Le changement de vie est d’autant plus brutal que la différence entre les deux familles est abyssale. L’une est l’opposé de l’autre. L’ancienne, sans enfant, est aisée, vit en ville, pratiquement face à la mer, est catholique pratiquante et donne beaucoup d’importance à la bienséance. La nouvelle famille est pauvre et nombreuse. A son arrivée, disons à son « retour », le choc fut rude. Elle n’a pas seulement dû partager la chambre avec ses quatre frères et sœurs mais dormir dans le même lit qu’Adriana, sa « sœur » de 10 ans, qui avait la fâcheuse habitude de faire pipi au lit.

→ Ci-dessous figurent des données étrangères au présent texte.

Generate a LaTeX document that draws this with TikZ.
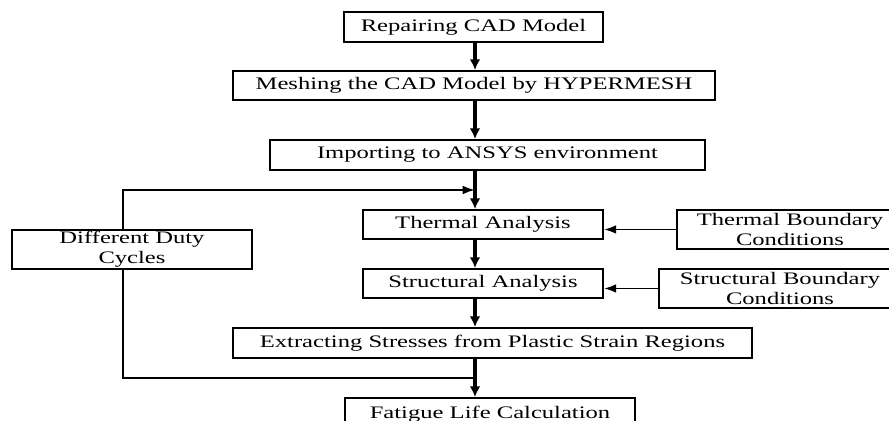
\documentclass[tikz,border=0pt]{standalone}
\usepackage{fontspec}
\setmainfont[FakeStretch=1.4]{Liberation Serif}
\usepackage{tikz}
\usetikzlibrary{arrows, arrows.meta, positioning, calc}
\tikzstyle{stepbox}=[draw, line width=1.1pt, inner sep=0pt, align=center, font=\fontsize{10}{11.5}\selectfont]
\tikzstyle{mainflow}=[line width=1.8pt, -{Latex[length=6pt,width=6pt]}]
\tikzstyle{loopline}=[line width=1.1pt]

\begin{document}
\begin{tikzpicture}[x=0.02cm, y=-0.02cm]
    \useasboundingbox (0,0) rectangle (889,421);

    \node (repair)[stepbox, minimum width=5.18cm, minimum height=0.6cm] at (473.5, 27) {Repairing CAD Model};
    \node (mesh)[stepbox, minimum width=9.64cm, minimum height=0.58cm] at (474, 85.5) {Meshing the CAD Model by HYPERMESH};
    \node (import)[stepbox, minimum width=8.7cm, minimum height=0.6cm] at (487.5, 155) {Importing to ANSYS environment};
    \node (thermal)[stepbox, minimum width=4.8cm, minimum height=0.58cm] at (483, 224.5) {Thermal Analysis};
    \node (tbc)[stepbox, minimum width=4.52cm, minimum height=0.78cm] at (790, 229.5) {Thermal Boundary\\Conditions};
    \node (duty)[stepbox, minimum width=4.8cm, minimum height=0.78cm] at (132, 249.5) {Different Duty\\Cycles};
    \node (struct)[stepbox, minimum width=4.8cm, minimum height=0.58cm] at (483, 283.5) {Structural Analysis};
    \node (sbc)[stepbox, minimum width=4.84cm, minimum height=0.78cm] at (780, 288.5) {Structural Boundary\\Conditions};
    \node (extract)[stepbox, minimum width=10.38cm, minimum height=0.6cm] at (492.5, 343) {Extracting Stresses from Plastic Strain Regions};
    \node (fatigue)[stepbox, minimum width=5.8cm, minimum height=0.64cm] at (490, 414) {Fatigue Life Calculation};

    % main line and loop corners
    \coordinate (spine) at (475, 0);
    \coordinate (loopTop) at (475, 190);
    \coordinate (loopBot) at (475, 378);
    \coordinate (dutyX) at (123, 0);

    \draw[mainflow] (repair.south -| spine) -- (mesh.north -| spine);
    \draw[mainflow] (mesh.south -| spine) -- (import.north -| spine);
    \draw[mainflow] (import.south -| spine) -- (thermal.north -| spine);
    \draw[mainflow] (thermal.south -| spine) -- (struct.north -| spine);
    \draw[mainflow] (struct.south -| spine) -- (extract.north -| spine);
    \draw[mainflow] (extract.south -| spine) -- (fatigue.north -| spine);

    \draw[loopline, -{Latex[length=7pt,width=5pt]}] (duty.north -| dutyX) |- (loopTop);
    \draw[loopline] (duty.south -| dutyX) |- (loopBot);

    \draw[loopline, -{Latex[length=7pt,width=5pt]}] (tbc.west) -- (tbc.west -| thermal.east);
    \draw[loopline, -{Latex[length=7pt,width=5pt]}] (sbc.west) -- (sbc.west -| struct.east);

\end{tikzpicture}
\end{document}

Les souvenirs, car c’est de ça qu’il s’agit, opèrent un aplatissement des événements. Avec son mouvement à reculons, la suite déteint sur ce qui la précède. Les souvenirs littéraires de Donatella Di Pietrantonio échappent à ce sort. Tout nous est rendu avec les émotions de leur présent, avec l’émerveillement de la découverte. Ce qui lui permet de montrer, avec beaucoup de finesse les changements de jugement de la jeune fille. Sa progressive prise de conscience que l’humanité, das sa réalité factuelle, ne coïncide pas toujours avec l’idée que l’on en a. Les proclamations retentissantes sonnent creuses et se dissolvent dans le néant. La rudesse et la grossièreté n’empêchent pas au cœur de s’exprimer.

Dans l’esprit de la brillante jeune femme, promise à un avenir radieux, le jugement hâtif laisse la place à l’apprentissage de la profondeur. Elle se nourrit de son malheur pour grandir, pour mûrir. Jamais larmoyant, La revenue est un livre surprenant de justesse.